▶ [What the task requires] Retype, please, the listing from its opening line through the line that contains "return 1 - py / H", both included, without the pictures.

* Begin *

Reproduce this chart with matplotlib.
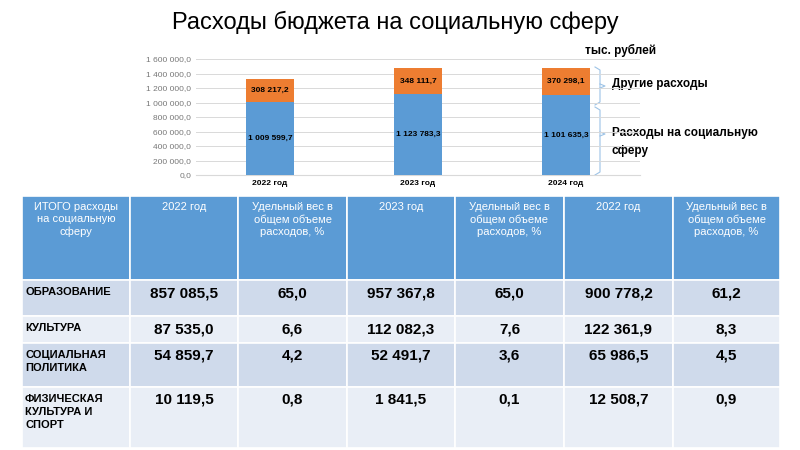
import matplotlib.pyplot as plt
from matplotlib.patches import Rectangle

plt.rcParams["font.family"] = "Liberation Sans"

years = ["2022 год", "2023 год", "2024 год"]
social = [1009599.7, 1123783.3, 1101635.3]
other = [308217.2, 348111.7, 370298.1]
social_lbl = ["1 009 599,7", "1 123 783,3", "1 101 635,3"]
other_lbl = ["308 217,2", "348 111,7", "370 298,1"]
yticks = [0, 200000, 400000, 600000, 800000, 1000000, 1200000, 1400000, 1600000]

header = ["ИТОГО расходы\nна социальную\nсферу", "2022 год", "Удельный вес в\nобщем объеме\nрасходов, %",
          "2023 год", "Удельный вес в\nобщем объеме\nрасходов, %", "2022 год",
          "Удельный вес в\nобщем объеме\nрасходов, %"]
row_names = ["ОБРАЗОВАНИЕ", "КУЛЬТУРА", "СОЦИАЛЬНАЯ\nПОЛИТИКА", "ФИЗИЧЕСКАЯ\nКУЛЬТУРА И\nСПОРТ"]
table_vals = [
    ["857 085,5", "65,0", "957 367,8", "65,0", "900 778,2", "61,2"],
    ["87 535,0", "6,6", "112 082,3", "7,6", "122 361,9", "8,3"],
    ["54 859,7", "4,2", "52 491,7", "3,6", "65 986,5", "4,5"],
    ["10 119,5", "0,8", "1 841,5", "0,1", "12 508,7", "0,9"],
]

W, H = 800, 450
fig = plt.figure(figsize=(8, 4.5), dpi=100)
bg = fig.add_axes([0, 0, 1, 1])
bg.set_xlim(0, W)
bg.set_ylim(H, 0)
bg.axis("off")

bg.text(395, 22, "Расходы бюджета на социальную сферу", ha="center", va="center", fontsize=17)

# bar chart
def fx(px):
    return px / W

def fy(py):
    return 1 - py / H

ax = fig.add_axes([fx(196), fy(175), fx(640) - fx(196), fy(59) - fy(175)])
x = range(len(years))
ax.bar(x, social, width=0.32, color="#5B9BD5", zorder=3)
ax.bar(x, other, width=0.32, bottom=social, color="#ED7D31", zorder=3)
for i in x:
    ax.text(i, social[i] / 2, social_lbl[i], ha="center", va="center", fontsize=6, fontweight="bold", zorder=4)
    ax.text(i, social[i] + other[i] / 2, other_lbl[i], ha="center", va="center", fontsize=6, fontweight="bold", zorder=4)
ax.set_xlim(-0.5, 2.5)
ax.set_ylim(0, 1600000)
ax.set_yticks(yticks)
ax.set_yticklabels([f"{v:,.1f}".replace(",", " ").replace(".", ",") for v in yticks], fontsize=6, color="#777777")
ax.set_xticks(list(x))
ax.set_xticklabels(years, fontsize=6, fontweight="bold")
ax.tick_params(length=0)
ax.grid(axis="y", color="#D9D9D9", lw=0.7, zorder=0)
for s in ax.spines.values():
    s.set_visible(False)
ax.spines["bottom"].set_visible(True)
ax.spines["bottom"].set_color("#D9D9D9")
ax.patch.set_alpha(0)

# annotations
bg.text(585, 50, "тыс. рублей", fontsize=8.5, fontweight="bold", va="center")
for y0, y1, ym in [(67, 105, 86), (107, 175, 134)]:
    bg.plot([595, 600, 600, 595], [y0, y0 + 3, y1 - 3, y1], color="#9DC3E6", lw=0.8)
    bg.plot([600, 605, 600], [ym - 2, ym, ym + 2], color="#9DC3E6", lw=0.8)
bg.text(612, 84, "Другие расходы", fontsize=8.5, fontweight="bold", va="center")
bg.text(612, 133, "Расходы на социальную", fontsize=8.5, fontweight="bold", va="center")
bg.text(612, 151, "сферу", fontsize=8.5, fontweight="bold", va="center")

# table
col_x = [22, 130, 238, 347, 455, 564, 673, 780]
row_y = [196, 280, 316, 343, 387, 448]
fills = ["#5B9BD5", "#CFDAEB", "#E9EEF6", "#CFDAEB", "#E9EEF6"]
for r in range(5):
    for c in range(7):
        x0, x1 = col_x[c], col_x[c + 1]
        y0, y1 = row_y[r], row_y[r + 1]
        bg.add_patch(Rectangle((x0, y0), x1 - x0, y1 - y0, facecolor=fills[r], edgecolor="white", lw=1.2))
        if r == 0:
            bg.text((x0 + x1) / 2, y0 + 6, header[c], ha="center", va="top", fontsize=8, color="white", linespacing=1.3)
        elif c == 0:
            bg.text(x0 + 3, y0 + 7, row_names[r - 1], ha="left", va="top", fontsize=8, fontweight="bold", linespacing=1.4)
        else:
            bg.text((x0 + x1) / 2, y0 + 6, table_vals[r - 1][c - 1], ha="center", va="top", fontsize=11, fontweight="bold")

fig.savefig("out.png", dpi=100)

* End *

▶ [Solution]
Reproduce this chart with matplotlib.
import matplotlib.pyplot as plt
from matplotlib.patches import Rectangle

plt.rcParams["font.family"] = "Liberation Sans"

years = ["2022 год", "2023 год", "2024 год"]
social = [1009599.7, 1123783.3, 1101635.3]
other = [308217.2, 348111.7, 370298.1]
social_lbl = ["1 009 599,7", "1 123 783,3", "1 101 635,3"]
other_lbl = ["308 217,2", "348 111,7", "370 298,1"]
yticks = [0, 200000, 400000, 600000, 800000, 1000000, 1200000, 1400000, 1600000]

header = ["ИТОГО расходы\nна социальную\nсферу", "2022 год", "Удельный вес в\nобщем объеме\nрасходов, %",
          "2023 год", "Удельный вес в\nобщем объеме\nрасходов, %", "2022 год",
          "Удельный вес в\nобщем объеме\nрасходов, %"]
row_names = ["ОБРАЗОВАНИЕ", "КУЛЬТУРА", "СОЦИАЛЬНАЯ\nПОЛИТИКА", "ФИЗИЧЕСКАЯ\nКУЛЬТУРА И\nСПОРТ"]
table_vals = [
    ["857 085,5", "65,0", "957 367,8", "65,0", "900 778,2", "61,2"],
    ["87 535,0", "6,6", "112 082,3", "7,6", "122 361,9", "8,3"],
    ["54 859,7", "4,2", "52 491,7", "3,6", "65 986,5", "4,5"],
    ["10 119,5", "0,8", "1 841,5", "0,1", "12 508,7", "0,9"],
]

W, H = 800, 450
fig = plt.figure(figsize=(8, 4.5), dpi=100)
bg = fig.add_axes([0, 0, 1, 1])
bg.set_xlim(0, W)
bg.set_ylim(H, 0)
bg.axis("off")

bg.text(395, 22, "Расходы бюджета на социальную сферу", ha="center", va="center", fontsize=17)

# bar chart
def fx(px):
    return px / W

def fy(py):
    return 1 - py / H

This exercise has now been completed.